Australia lead despite batting collapse

South African Dale Steyn celebrates taking the wicket of Michael Hussey in Australia's first innings.

Story highlights

  • Australia hold a slender advantage in the second Test in Johannesburg
  • They lead South Africa by 30 runs after scoring 296 in their first innings
  • The tourists lose all their wickets for 122 runs after an opening stand of 174
Australia hold a slender 30-run advantage over South Africa after the second day of the second Test in Johannesburg, despite another dramatic batting collapse on Friday.
The visitors, who were skittled out for an embarrassing 47 on their way to losing the first Test in Cape Town by eight wickets, began their innings brightly as an opening stand of 174 between Shane Watson and Phil Hughes looked to have given them a sturdy foundation for a big score.
But, in reply to the home side's total of 266, Australia collapsed once again, losing all 10 wickets for just 122 runs as they finished on 296 all out.
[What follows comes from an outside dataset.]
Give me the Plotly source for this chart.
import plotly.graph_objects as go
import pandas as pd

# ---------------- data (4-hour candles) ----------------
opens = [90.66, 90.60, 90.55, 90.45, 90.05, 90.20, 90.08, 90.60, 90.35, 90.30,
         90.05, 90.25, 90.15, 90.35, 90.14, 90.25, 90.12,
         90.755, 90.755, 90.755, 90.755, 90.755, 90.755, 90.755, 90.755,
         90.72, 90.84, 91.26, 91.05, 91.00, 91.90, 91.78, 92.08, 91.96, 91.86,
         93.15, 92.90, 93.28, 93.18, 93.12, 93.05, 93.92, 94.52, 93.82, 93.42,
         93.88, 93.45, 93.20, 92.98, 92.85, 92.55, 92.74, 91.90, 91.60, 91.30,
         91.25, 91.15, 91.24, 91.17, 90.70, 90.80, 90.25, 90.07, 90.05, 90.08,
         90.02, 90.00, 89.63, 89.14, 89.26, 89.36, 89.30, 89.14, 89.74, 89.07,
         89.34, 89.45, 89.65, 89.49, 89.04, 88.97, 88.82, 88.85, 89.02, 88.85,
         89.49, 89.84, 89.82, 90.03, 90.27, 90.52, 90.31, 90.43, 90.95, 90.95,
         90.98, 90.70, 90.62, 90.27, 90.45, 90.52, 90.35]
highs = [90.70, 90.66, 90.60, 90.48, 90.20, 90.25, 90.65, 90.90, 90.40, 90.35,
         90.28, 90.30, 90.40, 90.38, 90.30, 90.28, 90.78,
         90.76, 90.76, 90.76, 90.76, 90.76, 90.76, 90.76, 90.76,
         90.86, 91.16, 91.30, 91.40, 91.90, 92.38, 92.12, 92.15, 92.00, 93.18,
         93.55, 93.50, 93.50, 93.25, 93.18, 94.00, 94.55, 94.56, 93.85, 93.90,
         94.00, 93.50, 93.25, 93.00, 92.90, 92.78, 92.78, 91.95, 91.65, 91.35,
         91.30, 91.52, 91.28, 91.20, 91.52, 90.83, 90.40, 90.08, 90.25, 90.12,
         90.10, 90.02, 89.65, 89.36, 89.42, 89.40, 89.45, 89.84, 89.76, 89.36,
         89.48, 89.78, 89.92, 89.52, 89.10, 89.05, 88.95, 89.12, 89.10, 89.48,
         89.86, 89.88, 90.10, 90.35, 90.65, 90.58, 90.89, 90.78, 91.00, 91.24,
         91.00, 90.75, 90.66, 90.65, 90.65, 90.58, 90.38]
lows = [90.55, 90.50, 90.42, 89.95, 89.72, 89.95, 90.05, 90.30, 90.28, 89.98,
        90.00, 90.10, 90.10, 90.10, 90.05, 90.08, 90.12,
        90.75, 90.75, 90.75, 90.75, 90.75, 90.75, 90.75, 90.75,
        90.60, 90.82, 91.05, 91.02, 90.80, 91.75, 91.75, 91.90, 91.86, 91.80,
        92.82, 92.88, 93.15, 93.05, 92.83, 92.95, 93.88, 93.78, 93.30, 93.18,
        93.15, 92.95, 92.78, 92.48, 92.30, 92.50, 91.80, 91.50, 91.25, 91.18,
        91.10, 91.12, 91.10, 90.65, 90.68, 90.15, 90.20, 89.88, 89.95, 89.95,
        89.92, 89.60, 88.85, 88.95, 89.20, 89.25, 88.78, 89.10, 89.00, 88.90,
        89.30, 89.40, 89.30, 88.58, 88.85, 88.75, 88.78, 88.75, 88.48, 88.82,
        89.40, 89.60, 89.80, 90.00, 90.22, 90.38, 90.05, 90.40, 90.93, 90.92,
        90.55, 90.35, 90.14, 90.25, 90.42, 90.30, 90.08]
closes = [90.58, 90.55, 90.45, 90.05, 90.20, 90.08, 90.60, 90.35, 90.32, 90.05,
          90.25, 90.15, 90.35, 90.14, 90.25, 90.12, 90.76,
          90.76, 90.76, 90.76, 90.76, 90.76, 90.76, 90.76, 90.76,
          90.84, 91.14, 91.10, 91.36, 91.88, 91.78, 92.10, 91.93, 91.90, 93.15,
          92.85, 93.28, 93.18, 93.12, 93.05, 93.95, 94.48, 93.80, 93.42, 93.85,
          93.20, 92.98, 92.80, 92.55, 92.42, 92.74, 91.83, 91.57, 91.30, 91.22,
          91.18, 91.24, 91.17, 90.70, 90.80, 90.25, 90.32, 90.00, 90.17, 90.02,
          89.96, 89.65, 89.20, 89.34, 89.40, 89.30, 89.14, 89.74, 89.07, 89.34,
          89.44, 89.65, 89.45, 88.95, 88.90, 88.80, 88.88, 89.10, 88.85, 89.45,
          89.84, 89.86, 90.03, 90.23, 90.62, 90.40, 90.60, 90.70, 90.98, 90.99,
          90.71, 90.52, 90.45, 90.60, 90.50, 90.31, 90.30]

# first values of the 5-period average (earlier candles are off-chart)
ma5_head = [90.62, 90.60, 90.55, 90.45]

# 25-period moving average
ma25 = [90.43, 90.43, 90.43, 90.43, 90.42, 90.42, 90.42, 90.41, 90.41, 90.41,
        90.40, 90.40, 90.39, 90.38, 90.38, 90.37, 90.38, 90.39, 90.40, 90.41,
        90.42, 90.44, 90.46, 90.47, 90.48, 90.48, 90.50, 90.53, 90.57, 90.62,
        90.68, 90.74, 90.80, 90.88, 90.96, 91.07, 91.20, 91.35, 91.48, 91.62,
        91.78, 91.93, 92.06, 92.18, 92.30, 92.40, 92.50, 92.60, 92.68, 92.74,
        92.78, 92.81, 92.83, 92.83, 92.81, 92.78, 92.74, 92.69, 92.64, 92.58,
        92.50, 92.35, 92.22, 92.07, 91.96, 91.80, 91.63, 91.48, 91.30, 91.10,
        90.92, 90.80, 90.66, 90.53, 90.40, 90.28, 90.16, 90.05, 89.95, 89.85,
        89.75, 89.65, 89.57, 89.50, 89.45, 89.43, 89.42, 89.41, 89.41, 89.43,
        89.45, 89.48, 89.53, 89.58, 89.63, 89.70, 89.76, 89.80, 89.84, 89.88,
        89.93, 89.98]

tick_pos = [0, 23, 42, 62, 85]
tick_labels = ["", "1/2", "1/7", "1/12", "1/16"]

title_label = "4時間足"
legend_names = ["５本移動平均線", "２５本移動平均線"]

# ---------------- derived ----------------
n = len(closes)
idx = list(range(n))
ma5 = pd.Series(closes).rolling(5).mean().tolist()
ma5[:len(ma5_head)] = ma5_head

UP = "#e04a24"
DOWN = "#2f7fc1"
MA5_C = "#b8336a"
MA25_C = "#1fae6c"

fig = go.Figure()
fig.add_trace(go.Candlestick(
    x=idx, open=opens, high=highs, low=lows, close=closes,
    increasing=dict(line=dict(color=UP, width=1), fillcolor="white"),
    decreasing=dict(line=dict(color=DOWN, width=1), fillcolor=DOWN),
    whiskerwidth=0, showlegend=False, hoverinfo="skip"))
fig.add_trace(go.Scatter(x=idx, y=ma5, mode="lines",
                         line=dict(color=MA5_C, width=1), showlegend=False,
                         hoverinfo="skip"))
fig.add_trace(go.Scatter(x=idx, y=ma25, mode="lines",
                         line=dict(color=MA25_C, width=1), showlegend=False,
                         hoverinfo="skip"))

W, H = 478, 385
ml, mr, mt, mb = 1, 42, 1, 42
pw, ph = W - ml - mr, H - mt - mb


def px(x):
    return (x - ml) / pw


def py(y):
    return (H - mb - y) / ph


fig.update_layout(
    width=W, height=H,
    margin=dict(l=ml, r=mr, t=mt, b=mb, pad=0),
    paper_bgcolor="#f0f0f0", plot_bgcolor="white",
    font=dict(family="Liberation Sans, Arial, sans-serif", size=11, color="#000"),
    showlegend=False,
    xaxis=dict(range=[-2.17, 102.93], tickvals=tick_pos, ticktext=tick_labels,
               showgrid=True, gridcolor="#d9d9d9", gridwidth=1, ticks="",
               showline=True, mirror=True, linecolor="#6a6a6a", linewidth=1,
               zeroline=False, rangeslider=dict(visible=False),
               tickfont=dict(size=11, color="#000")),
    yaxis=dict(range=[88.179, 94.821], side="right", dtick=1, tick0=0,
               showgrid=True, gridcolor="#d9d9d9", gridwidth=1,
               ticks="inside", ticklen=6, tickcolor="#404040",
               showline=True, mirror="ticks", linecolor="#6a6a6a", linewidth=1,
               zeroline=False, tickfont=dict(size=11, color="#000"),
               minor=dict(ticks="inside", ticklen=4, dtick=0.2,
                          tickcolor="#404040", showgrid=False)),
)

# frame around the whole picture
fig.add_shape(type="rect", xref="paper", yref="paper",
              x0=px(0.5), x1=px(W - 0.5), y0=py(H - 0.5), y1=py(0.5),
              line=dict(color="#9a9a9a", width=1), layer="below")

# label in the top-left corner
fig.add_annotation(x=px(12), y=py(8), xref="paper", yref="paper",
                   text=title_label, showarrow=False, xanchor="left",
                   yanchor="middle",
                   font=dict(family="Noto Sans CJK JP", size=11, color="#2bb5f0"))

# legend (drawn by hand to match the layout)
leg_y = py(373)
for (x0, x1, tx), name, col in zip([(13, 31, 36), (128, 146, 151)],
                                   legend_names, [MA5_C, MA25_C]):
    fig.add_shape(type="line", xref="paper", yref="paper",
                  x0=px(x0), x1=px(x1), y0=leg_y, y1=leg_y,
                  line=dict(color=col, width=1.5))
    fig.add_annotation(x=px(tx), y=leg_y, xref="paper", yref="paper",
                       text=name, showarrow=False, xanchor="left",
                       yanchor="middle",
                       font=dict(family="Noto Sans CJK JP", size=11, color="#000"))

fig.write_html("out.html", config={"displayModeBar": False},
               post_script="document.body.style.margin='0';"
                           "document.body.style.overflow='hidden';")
Pick of the South African bowlers was paceman Dale Steyn -- who took four for 64 -- while leg-spinner Imran Tahir mopped up three wickets towards the end of the innings, his first in Test cricket.
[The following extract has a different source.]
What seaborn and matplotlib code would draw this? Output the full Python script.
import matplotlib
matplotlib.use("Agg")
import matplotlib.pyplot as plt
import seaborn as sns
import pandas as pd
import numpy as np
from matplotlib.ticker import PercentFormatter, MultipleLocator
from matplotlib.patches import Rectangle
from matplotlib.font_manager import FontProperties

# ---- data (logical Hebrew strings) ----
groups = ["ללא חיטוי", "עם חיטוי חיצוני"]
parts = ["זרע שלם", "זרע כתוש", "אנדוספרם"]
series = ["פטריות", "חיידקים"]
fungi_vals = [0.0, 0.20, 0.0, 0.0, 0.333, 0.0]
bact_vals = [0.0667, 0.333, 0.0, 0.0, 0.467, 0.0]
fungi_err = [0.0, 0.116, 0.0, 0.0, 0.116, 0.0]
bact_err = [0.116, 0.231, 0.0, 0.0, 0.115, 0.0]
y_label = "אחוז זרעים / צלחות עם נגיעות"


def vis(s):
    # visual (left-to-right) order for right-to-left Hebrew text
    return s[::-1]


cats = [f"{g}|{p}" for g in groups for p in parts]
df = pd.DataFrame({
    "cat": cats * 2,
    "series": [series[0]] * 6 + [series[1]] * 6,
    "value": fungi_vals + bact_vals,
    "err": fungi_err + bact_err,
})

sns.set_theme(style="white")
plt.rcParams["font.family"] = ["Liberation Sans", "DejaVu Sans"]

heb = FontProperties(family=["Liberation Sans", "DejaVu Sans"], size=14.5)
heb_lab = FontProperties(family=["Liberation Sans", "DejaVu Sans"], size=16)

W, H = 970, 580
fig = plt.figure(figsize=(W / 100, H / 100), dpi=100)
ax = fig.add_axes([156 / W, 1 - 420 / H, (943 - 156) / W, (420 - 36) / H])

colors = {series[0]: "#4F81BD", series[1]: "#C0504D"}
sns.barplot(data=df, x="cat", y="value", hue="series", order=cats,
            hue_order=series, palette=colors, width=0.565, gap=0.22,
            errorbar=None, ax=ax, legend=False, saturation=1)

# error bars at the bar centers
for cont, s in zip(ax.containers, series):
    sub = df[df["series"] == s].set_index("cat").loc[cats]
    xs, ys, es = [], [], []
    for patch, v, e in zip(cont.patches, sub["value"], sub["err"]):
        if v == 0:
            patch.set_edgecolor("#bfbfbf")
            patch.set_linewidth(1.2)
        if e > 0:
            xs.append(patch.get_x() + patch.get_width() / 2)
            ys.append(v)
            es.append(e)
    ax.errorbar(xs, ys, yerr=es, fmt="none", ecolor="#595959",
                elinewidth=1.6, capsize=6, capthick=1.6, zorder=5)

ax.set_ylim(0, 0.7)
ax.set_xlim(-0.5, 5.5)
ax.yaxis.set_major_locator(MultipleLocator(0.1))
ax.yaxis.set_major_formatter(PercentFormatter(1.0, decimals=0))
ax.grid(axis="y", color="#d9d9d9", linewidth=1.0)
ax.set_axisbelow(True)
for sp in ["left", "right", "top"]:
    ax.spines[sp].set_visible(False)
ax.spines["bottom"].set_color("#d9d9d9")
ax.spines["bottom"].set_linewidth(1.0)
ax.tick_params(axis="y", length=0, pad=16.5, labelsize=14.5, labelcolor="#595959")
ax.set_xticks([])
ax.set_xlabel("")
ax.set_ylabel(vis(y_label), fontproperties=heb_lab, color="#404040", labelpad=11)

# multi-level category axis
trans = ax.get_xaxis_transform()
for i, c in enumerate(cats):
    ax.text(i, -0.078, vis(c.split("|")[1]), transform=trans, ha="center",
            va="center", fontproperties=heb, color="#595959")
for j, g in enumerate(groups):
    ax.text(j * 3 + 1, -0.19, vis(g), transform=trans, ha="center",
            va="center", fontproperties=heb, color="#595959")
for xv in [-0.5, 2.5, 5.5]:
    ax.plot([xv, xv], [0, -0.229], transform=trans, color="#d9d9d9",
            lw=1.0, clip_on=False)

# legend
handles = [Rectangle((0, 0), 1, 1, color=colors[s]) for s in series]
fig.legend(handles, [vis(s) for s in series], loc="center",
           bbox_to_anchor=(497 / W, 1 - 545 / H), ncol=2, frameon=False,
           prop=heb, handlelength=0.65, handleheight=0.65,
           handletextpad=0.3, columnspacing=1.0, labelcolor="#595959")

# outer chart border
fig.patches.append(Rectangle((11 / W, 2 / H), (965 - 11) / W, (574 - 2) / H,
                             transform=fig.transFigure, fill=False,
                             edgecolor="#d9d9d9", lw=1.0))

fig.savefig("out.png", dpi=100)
Both Watson and Hughes scored 88 but, apart from an impressive 38 not out from Mitchell Johnson, not one other Australian scored above 20, leaving the match finely poised going into the third day.
Bad light ended proceedings early, with South Africa failing to score from the four balls they faced.
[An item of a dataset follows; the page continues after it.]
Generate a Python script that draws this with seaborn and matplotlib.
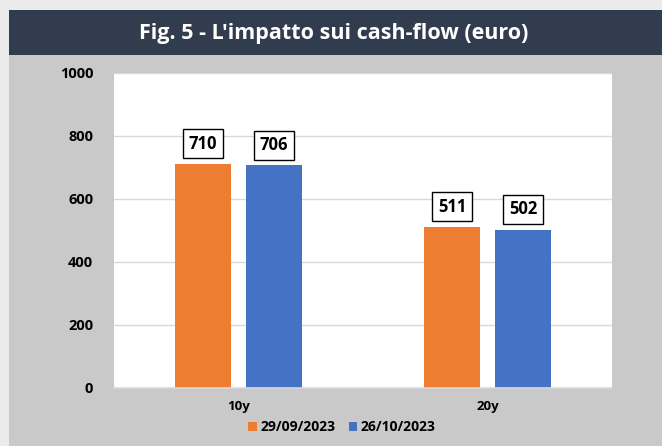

"It didn't go our way this morning, so we had to reassess things and after that the bowlers came out and did a great job," Steyn told reporters.
Meanwhile, Former Pakistan players Salman Butt and Mohammed Amir will begin their appeals against their jail sentences for spot- fixing next Wednesday.
Former captain Butt was imprisoned for 30 months and teenage pace bowler Amir was handed a six-month term for bowling deliberate no-balls against England in August 2010.
A third player, Mohammad Asif, was jailed for a year but has not appealed against his conviction.